Morgan Stanley is reportedly entering the cryptocurrency exchange-traded fund (ETF) space.
The Wall Street bank has submitted paperwork for a Bitcoin Trust and a Solana Trust, each of which would hold the individual cryptocurrencies, Bloomberg news reported Tuesday (Jan. 6), citing a regulatory filing.
The report notes that Morgan Stanley is joining several other traditional Wall Street players in increasing their exposure to digital assets. Goldman Sachs, Citigroup and JPMorgan Chase have all launched crypto-related projects.
Upwards of $150 billion has already gone into around 130 of these funds, Bloomberg added, citing its in-house data.
More than $150 billion is already parked across some 130 U.S. funds, according to Bloomberg data.
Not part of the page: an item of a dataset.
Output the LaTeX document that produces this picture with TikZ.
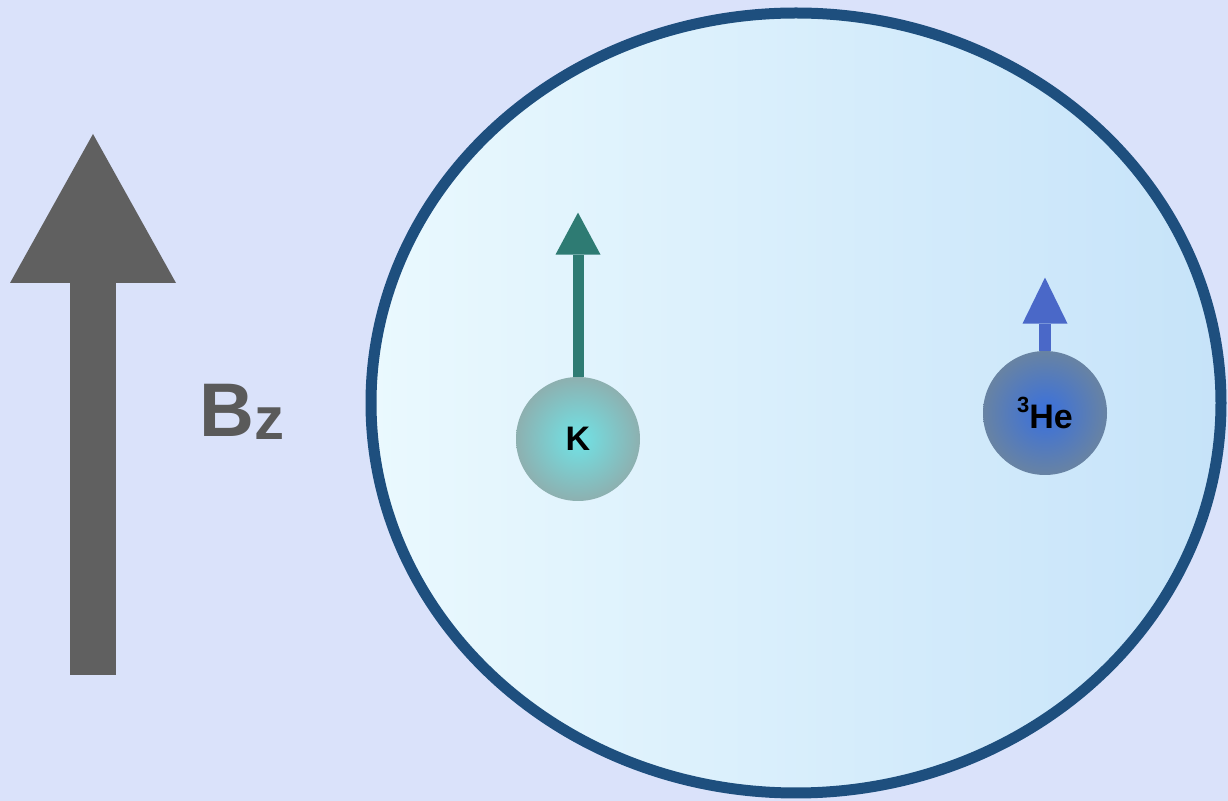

Much of that money is tied to Bitcoin-specific products, many of which debuted in January 2024 with immediate success, the report added.
“Crypto is becoming too big to miss for issuers, especially those who have in-house advisers,” Todd Sohn, a senior ETF strategist at Strategas Securities, told Bloomberg. “This is yet another milestone embracement similar to Vanguard allowing crypto ETF trading and BofA allowing for a small allocation. It’s rare a new asset class comes into the ETF space, hence the further embracement by large institutions.”
PYMNTS wrote about his embrace last week, noting that while 2025 saw intense fluctuations in the cryptocurrency market, the year’s biggest story was that of “structural adoption, regulatory articulation and financial integration,” trends that “signal crypto’s steady migration from fringe innovation toward the core of financial architecture.”
The softening of U.S. policy towards crypto played a key role in this shift. The GENIUS Act, signed into law last summer, instituted the first first comprehensive federal framework for regulating stablecoins by requiring full backing with high-quality liquid assets (typically U.S. dollars or Treasuries) and rigorous transparency rules, lessening ambiguity.
There was also a structural aspect to the digital asset industry’s evolution. Institutional capital, now injected in crypto markets, brought with it expectations formed by decades of experience in traditional finance: predictable cash flows, regulatory clarity and risk controls. Retail investors, stinging from earlier collapses, were more selective. Speculation didn’t vanish, though its cultural centrality faded.
“While digital asset markets whipsawed and crypto treasury companies proliferated, the most striking development of 2025 was the normalization, regulation and embrace of stablecoins across traditional finance, FinTech and crypto-native ecosystems,” PYMNTS wrote.